What deeper thought processes lurk beneath a supermarket’s corporate smile and its patronising, proprietorial pat, pat on our money box? How way down low can supermarkets go? And are they hung like donkeys with the emissions of a horse?

I laugh at this saucy biblical reference, Ezekiel 23:20 – and I am not a Biblic-ist either- because, from my perspective, big supermarkets on the whole, on the slack and on the shop front, behave and exercise a carefully measured display of business confidence coupled with swagger overspills, dressed up with the feigned humbleness of a local store. They are neighbourly like, loyal and try to be there for you, sometimes 24/7. Meanwhile, we forget about the area manager’s salary that would make our eyes water as they stealthily distract and arrogantly precision bomb us shoppers with consumer seduction missiles that gets us parting with our money with such astonishing ease. Jekyllhyding. And when we part with our money en masse, well, they pop their corporate cork. Meanwhile, the local farmer’s balls are strung up, I dunno, somewhere.

Just look at the card.

I came across this while looking for some stationery in this popular supermarket. I showed my daughter. ‘Yeah, I know’, she said, ‘that’s old. Been around for ages. Where have you been?’ Where have I been? Well, obviously not ‘there’. I did chuckle for a few moments at the card. But before long, I had gone through a highly likely, well-trodden thought process. I’m going to get this for someone. They’ll see the humour. Or will they? Is it that funny? Maybe they’ll think I’m being a cheapskate. Perhaps it’s not the best way to honour someone’s birthday. I know, I’ll get a proper card and then give them this one after. But then, am I trying too hard to be funny? Trying too hard to be funny is not funny. I’ll buy it- ka-ching- and think it through later- I’ll get change from a pound so it’s not a great expense (there go my pennies). Oh! I get it, it’s for irritating brothers and sisters to send to each other, until mother sees it and says, ‘that’s not a proper card, go and get another one’, ka-ching.

So, this is it- I bought it and have bottled out on giving it to anyone, least they feel offended. But did I need to buy it? How many people like me have bought it but never used it? And who is its target audience? Is it a lame version of James Colman’s English mustard’s success? Coleman claimed he only made his money through what people left on the sides of their plate. Oh, I am so fed up with all this consuming malarkey; I am so full up on hungry.

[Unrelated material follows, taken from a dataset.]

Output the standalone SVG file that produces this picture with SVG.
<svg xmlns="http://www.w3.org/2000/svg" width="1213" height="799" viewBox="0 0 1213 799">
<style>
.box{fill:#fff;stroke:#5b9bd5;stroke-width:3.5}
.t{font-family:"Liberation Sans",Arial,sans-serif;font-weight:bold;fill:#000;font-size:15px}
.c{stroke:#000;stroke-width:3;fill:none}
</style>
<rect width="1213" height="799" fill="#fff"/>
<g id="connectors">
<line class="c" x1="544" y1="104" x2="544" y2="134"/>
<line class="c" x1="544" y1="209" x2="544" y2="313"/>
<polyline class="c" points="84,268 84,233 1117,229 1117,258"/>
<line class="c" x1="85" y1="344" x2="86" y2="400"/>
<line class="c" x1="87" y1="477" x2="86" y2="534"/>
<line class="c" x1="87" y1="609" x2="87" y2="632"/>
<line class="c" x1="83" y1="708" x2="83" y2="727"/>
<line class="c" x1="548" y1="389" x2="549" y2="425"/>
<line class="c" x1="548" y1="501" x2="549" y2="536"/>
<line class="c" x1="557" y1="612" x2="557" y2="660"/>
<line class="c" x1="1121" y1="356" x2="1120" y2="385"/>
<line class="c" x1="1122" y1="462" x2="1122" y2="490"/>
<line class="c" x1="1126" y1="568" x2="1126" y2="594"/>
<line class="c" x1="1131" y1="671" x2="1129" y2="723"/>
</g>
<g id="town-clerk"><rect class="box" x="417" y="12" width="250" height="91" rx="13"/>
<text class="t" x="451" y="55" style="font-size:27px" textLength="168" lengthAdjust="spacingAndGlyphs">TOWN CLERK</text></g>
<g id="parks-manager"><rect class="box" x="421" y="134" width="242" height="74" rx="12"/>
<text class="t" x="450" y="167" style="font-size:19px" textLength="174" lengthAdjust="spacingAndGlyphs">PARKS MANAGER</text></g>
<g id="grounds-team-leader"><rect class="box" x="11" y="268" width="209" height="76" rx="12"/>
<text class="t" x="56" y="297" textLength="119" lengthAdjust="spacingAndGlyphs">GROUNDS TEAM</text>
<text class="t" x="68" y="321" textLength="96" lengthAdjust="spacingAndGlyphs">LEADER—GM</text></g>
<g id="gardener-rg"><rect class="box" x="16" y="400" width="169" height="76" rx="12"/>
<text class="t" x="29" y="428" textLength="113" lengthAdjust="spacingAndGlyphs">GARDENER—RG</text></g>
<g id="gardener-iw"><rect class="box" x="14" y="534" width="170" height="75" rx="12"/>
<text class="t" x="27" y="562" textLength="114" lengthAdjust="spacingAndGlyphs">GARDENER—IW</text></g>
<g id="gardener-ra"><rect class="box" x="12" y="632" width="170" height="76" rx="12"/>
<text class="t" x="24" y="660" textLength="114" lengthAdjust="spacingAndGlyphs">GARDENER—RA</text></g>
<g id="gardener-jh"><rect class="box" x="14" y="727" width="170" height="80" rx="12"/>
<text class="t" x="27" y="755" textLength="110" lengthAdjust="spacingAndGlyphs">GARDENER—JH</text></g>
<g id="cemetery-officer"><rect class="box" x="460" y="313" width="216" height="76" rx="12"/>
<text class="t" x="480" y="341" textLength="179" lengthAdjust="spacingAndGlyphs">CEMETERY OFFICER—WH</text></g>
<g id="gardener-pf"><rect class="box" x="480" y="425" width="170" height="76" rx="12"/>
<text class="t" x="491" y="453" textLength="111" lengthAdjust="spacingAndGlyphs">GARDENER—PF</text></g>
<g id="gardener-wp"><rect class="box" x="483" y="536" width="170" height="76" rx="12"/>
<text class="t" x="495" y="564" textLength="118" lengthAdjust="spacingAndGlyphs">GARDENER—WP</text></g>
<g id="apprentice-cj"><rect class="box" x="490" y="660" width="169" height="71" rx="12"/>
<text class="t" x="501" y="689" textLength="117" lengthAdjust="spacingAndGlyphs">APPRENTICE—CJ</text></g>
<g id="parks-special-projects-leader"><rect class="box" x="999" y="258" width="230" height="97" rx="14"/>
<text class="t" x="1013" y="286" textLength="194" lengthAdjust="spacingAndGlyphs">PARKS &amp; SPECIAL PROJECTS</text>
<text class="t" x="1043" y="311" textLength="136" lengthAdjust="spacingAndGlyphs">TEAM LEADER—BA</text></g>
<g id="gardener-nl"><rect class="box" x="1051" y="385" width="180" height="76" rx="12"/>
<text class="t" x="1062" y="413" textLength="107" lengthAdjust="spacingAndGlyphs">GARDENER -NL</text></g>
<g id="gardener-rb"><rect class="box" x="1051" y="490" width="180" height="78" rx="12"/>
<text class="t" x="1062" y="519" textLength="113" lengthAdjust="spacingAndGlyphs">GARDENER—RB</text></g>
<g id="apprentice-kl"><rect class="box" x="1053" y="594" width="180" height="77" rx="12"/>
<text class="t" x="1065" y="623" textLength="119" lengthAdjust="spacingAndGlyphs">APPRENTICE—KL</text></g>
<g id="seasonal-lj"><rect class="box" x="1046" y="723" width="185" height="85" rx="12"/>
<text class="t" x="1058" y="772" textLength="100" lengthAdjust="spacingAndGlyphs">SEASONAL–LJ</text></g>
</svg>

So, here we are- I bought it and have bottled out on giving it to anyone, least they feel offended. But did I need to buy it? How many people like me have bought it but never used it? And who is its target audience? Is it a lame version of James Colman’s English mustard’s success? Coleman claimed he only made his money through what people left on the sides of their plate. Oh, I am so fed up with all this consuming malarkey; I am so full up on hungry.

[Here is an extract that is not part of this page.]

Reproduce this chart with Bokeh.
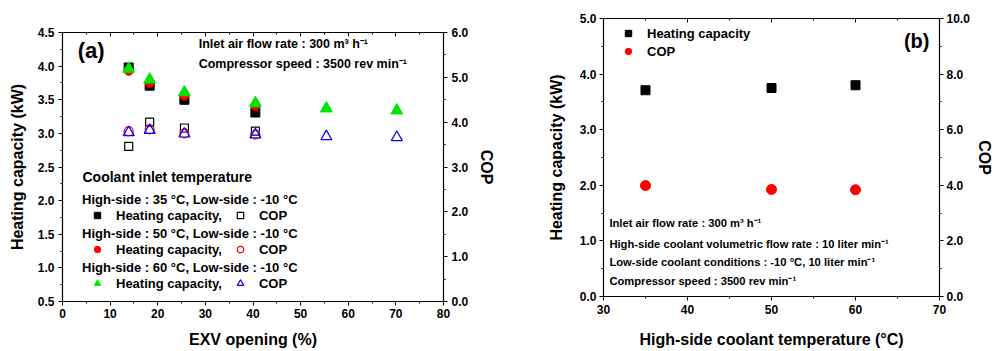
from bokeh.plotting import figure
from bokeh.models import (Range1d, LinearAxis, Legend, LegendItem, Label,
                          NumeralTickFormatter, SingleIntervalTicker,
                          CustomLabelingPolicy)
from bokeh.layouts import row, column
from bokeh.embed import file_html
from bokeh.resources import INLINE

# ---------------- data: panel (a) ----------------
exv_opening = [13.9, 18.3, 25.6, 40.5]
exv_opening_60 = [13.9, 18.3, 25.6, 40.5, 55.4, 70.2]
hc_35 = [3.98, 3.71, 3.50, 3.31]
cop_35 = [3.46, 4.00, 3.87, 3.80]
hc_50 = [3.93, 3.75, 3.56, 3.41]
cop_50 = [3.80, 3.84, 3.75, 3.72]
hc_60 = [3.96, 3.80, 3.61, 3.45, 3.37, 3.34]
cop_60 = [3.77, 3.82, 3.74, 3.72, 3.68, 3.66]

# ---------------- data: panel (b) ----------------
coolant_temp = [35, 50, 60]
hc_b = [3.71, 3.75, 3.80]
cop_b = [3.99, 3.85, 3.84]

FONT = "Liberation Sans"


def style_axis(ax, label_size="16px", tick_size="12px", inward=False,
               label_standoff=3, axis_standoff=8):
    ax.axis_line_color = "black"
    ax.axis_line_width = 1.2
    ax.major_tick_line_color = "black"
    ax.minor_tick_line_color = "black"
    if inward:
        ax.major_tick_in, ax.major_tick_out = 4, 0
        ax.minor_tick_in, ax.minor_tick_out = 2, 0
    else:
        ax.major_tick_in, ax.major_tick_out = 0, 4
        ax.minor_tick_in, ax.minor_tick_out = 0, 2
    ax.major_label_text_font = FONT
    ax.major_label_text_font_style = "bold"
    ax.major_label_text_font_size = tick_size
    ax.major_label_text_color = "black"
    ax.major_label_standoff = label_standoff
    ax.axis_label_text_font = FONT
    ax.axis_label_text_font_style = "bold"
    ax.axis_label_text_font_size = label_size
    ax.axis_label_text_color = "black"
    ax.axis_label_standoff = axis_standoff


def top_axis(interval):
    ax = LinearAxis(ticker=SingleIntervalTicker(interval=interval, num_minor_ticks=2),
                    major_label_policy=CustomLabelingPolicy(
                        code="for (const i of indices) { indices.unset(i) }\nreturn indices"))
    style_axis(ax, inward=True, label_standoff=0, axis_standoff=0)
    return ax


def base_fig(width, height, xr, yr, borders):
    p = figure(width=width, height=height, x_range=xr, y_range=yr,
               output_backend="svg", toolbar_location=None,
               min_border_left=borders[0], min_border_right=borders[1],
               min_border_top=borders[2], min_border_bottom=borders[3])
    p.xgrid.visible = False
    p.ygrid.visible = False
    p.outline_line_color = "black"
    p.background_fill_color = "white"
    p.border_fill_color = "white"
    return p


def text_label(p, x, y, text, size, align="left"):
    p.add_layout(Label(x=x, y=y, text=text, text_font=FONT, text_font_style="bold",
                       text_font_size=size, text_color="black", text_align=align,
                       text_baseline="middle"))


# =============== panel (a) ===============
pa = base_fig(500, 351, Range1d(0, 80), Range1d(0.5, 4.5), (62, 57, 32, 50))
pa.extra_y_ranges = {"cop": Range1d(0, 6)}

pa.xaxis.ticker = SingleIntervalTicker(interval=10, num_minor_ticks=2)
pa.yaxis.ticker = SingleIntervalTicker(interval=0.5, num_minor_ticks=2)
pa.yaxis.formatter = NumeralTickFormatter(format="0.0")
pa.xaxis.axis_label = "EXV opening (%)"
pa.yaxis.axis_label = "Heating capacity (kW)"
style_axis(pa.xaxis[0], label_standoff=3, axis_standoff=10)
style_axis(pa.yaxis[0], label_standoff=4, axis_standoff=9)

ra = LinearAxis(y_range_name="cop", axis_label="COP",
                ticker=SingleIntervalTicker(interval=1, num_minor_ticks=2),
                formatter=NumeralTickFormatter(format="0.0"))
style_axis(ra, label_standoff=4, axis_standoff=7)
pa.add_layout(ra, "right")
pa.add_layout(top_axis(10), "above")

# COP (open) markers
r_c35 = pa.scatter(exv_opening, cop_35, y_range_name="cop", marker="square", size=8,
                   fill_color=None, line_color="black", line_width=1.2)
r_c50 = pa.scatter(exv_opening, cop_50, y_range_name="cop", marker="circle", size=9,
                   fill_color=None, line_color="red", line_width=1.2)
r_c60 = pa.scatter(exv_opening_60, cop_60, y_range_name="cop", marker="triangle", size=11,
                   fill_color=None, line_color="blue", line_width=1.2)
# Heating capacity (filled) markers
r_h35 = pa.scatter(exv_opening, hc_35, marker="square", size=9,
                   fill_color="black", line_color="black")
r_h50 = pa.scatter(exv_opening, hc_50, marker="circle", size=9,
                   fill_color="red", line_color="red")
r_h60 = pa.scatter(exv_opening_60, hc_60, marker="triangle", size=12,
                   fill_color="#00e600", line_color="#00e600")

text_label(pa, 3.2, 4.23, "(a)", "22px")
text_label(pa, 28.6, 4.336, "Inlet air flow rate : 300 m\u00b3 h\u207b\u00b9", "12.5px")
text_label(pa, 28.6, 4.039, "Compressor speed : 3500 rev min\u207b\u00b9", "12.5px")
text_label(pa, 4.2, 2.344, "Coolant inlet temperature", "14px")

legend_specs = [
    ("High-side : 35 \u00b0C, Low-side : -10 \u00b0C", r_h35, r_c35, 78),
    ("High-side : 50 \u00b0C, Low-side : -10 \u00b0C", r_h50, r_c50, 44),
    ("High-side : 60 \u00b0C, Low-side : -10 \u00b0C", r_h60, r_c60, 10),
]
for title, rh, rc, vy in legend_specs:
    lg = Legend(items=[LegendItem(label="Heating capacity,", renderers=[rh]),
                       LegendItem(label="COP", renderers=[rc])],
                orientation="horizontal", location=(20, vy), title=title,
                title_text_font=FONT, title_text_font_style="bold",
                title_text_font_size="13px", title_text_color="black",
                title_standoff=0,
                label_text_font=FONT, label_text_font_style="bold",
                label_text_font_size="13px", label_text_color="black",
                glyph_width=30, glyph_height=16, label_height=16, label_width=10,
                label_standoff=4, spacing=3, padding=0, margin=0,
                border_line_color=None, background_fill_alpha=0)
    pa.add_layout(lg)

# =============== panel (b) ===============
pb = base_fig(495, 351, Range1d(30, 70), Range1d(0, 5), (103, 50, 18, 55))
pb.extra_y_ranges = {"cop": Range1d(0, 10)}
pb.xaxis.ticker = SingleIntervalTicker(interval=10, num_minor_ticks=2)
pb.yaxis.ticker = SingleIntervalTicker(interval=1, num_minor_ticks=2)
pb.yaxis.formatter = NumeralTickFormatter(format="0.0")
pb.xaxis.axis_label = "High-side coolant temperature (\u00b0C)"
pb.yaxis.axis_label = "Heating capacity (kW)"
style_axis(pb.xaxis[0], label_standoff=4, axis_standoff=14)
style_axis(pb.yaxis[0], label_standoff=3, axis_standoff=12)

rb = LinearAxis(y_range_name="cop", axis_label="COP",
                ticker=SingleIntervalTicker(interval=2, num_minor_ticks=2),
                formatter=NumeralTickFormatter(format="0.0"))
style_axis(rb, label_standoff=3, axis_standoff=3)
pb.add_layout(rb, "right")
pb.add_layout(top_axis(10), "above")

rb_hc = pb.scatter(coolant_temp, hc_b, marker="square", size=9,
                   fill_color="black", line_color="black")
rb_cop = pb.scatter(coolant_temp, cop_b, y_range_name="cop", marker="circle", size=10,
                    fill_color="red", line_color="red")

text_label(pb, 68.8, 4.60, "(b)", "20px", align="right")
info_lines = [
    "Inlet air flow rate : 300 m\u00b3 h\u207b\u00b9",
    "High-side coolant volumetric flow rate : 10 liter min\u207b\u00b9",
    "Low-side coolant conditions : -10 \u00b0C, 10 liter min\u207b\u00b9",
    "Compressor speed : 3500 rev min\u207b\u00b9",
]
for txt, yy in zip(info_lines, [1.313, 0.953, 0.612, 0.270]):
    text_label(pb, 30.7, yy, txt, "11.2px")

lgb = Legend(items=[LegendItem(label="Heating capacity", renderers=[rb_hc]),
                    LegendItem(label="COP", renderers=[rb_cop])],
             orientation="vertical", location=(17, 237),
             label_text_font=FONT, label_text_font_style="bold",
             label_text_font_size="13px", label_text_color="black",
             glyph_width=16, glyph_height=16, label_height=16,
             label_standoff=11, spacing=2, padding=0, margin=0,
             border_line_color=None, background_fill_alpha=0)
pb.add_layout(lgb)

layout = row(column(pa), column(pb))
open("out.html", "w").write(file_html(layout, INLINE))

When I look at this card, I am definitely seeing the flip side to the saying, ‘look after the pennies’. I hear some corporate tie, sitting around a table, saying, ‘let’s cast a line out on the ‘value foods’ idea, Why don’t we print our slogan on things other than food? Cause it’s sooo funny, and sell the idea? Then we trawler the money we’ve just  helped customers save the first time. The value brand concept is a nice little turnover.’ So when they claim to be looking after your pennies, well, they really are.
So who is having the last laugh here? Supermarkets make so much money from us – I won’t go into boring statistics here, you can find that yourselves or better still, just look through your purse. Shake it. Can’t hear anything? Does it feel lighter? Have your cards got skid marks on? That’s because Mr.S has probably been in. And you only went in for a pint of milk.

This card, representing the ‘every little bit helps’, psychology has done an 180 degrees; the implication that the supermarket is so concerned with the consumer holding on to its precious cash, however small it is, and that they are trying to give a helpful hand in this by competitive cost cutting, has now been turned. Yes, every little bit of your hard earned cash helps, especially into their pockets and they’ll tease it off you whichever way they can, even after –no – especially after they see you at the checkout for the big shop once a week: they cast their nets wide.

Isn’t it funny? I hear Mr Tie ask, ‘seeing our generic value logo on a birthday card, like a family crest. And are you laughing? It’s so funny, isn’t it? ‘Cause they’re all laughing back here. Boardroom, shareholders, managers; finding it so very funny.

Corporate again: ‘Only we’re not laughing with you. Oh, and we’ve tried to be transparent about that as well, have told you many times but your shoppers’ complacency is our gain. So we’re not doing anything underhand. We’ll take your money- it’s true, every little bit and all that. It’s just we’re not laughing with you. But we are laughing. We are.”

Or is it just me who thinks like this?

2 thoughts on “I’m full up on hungry. Skilbey Blogs.

  1. Ugh, the hunt for value, especially with three picky eaters…yeah, this is often how I feel in our grocery stores, be it the value brand or the sales where you have to be 3 or 5 of something to save…ten cents? Bah, I say!